Choosing liability limits for vehicle insurance

Learn what liability limits mean and how to choose BI/PD and UM/UIM coverage with practical rules and examples.

Last updated February 12, 2026

What liability limits are

Liability coverage helps pay for injuries and property damage you cause to others. Your limits are typically shown as three numbers (for example 100/300/100). The first two are bodily injury per person and per accident, and the third is property damage per accident (format varies by state and company).

How to choose limits

Simple guidance
Many people start at 100/300/100 as a baseline, then go higher if they have more to protect. State minimums are often too low for real-world costs.
Step 1: Know what you are protecting
Add up savings and investments, home equity, and potential wage exposure. Higher assets usually means higher limits.
Step 2: Consider local costs
Medical costs, repair costs, and legal settlements vary by region. Higher-cost areas generally justify higher limits.
Step 3: Avoid “bare minimum” thinking
One serious injury can exceed low limits quickly. The goal is reducing the chance you pay out of pocket after coverage runs out.
Step 4: Consider an umbrella policy
If you want more protection, umbrella coverage may add extra liability on top of auto, often with required minimum auto limits.

UM/UIM basics

Uninsured and underinsured motorist coverage (UM/UIM) can help if you are hit by a driver with no insurance or not enough insurance. Availability and rules vary by state. When possible, many people match UM/UIM to their liability limits.

What to ask
  • Is UM/UIM available in my state and included by default or optional?
  • Can I match UM/UIM limits to my liability limits?
  • Are there stacking rules or exclusions I should know about?

Example limit choices

  • Budget baseline: 50/100/50 (still above many minimums, but can be low in high-cost areas).
  • Common practical baseline: 100/300/100.
  • Higher protection: 250/500/250 (or the closest option your insurer offers).
These are general examples, not financial advice. Your best choice depends on assets, risk tolerance, and your state’s available options.

Putting it together: three simple profiles

One way to sanity-check your limits is to compare yourself loosely to simple example profiles. These are not recommendations, but they show how people sometimes think through tradeoffs.

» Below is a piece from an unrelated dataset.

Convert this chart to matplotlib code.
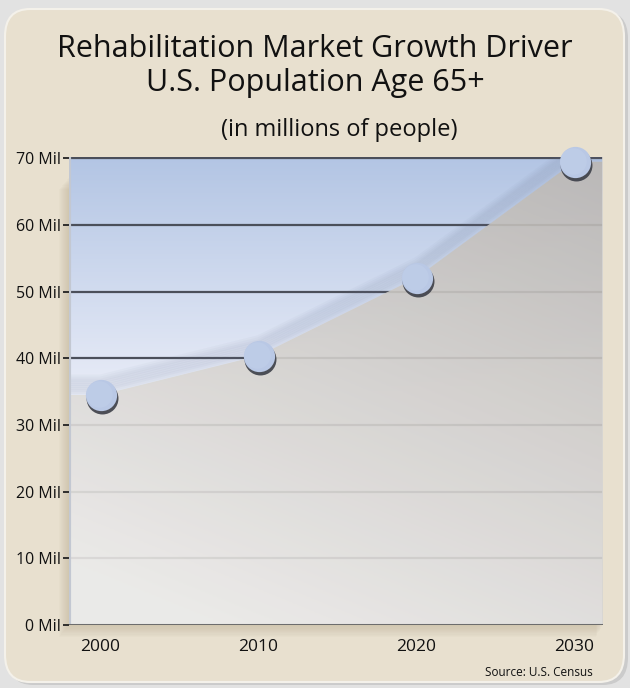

Profile A: Renter with modest assets
Early-career renter, some savings, no home yet. They might look at something like 50/100/50 or 100/300/100 depending on local costs and budget, then revisit limits as their savings and income grow.
Profile B: Homeowner with family
A household with home equity, retirement accounts, and dependents to support often prefers higher limits such as 100/300/100 or above, and may match UM/UIM to those limits to protect themselves from underinsured drivers.
Profile C: Higher net worth / umbrella user
Someone with significant assets might combine higher auto limits (for example 250/500/250 or similar) with an umbrella policy. Insurers often require certain minimum auto limits before an umbrella will sit on top.

Whatever profile you feel closest to, the key is consistency: pick limits, write them down, and use the same numbers when you request quotes from different companies so the price comparison is meaningful.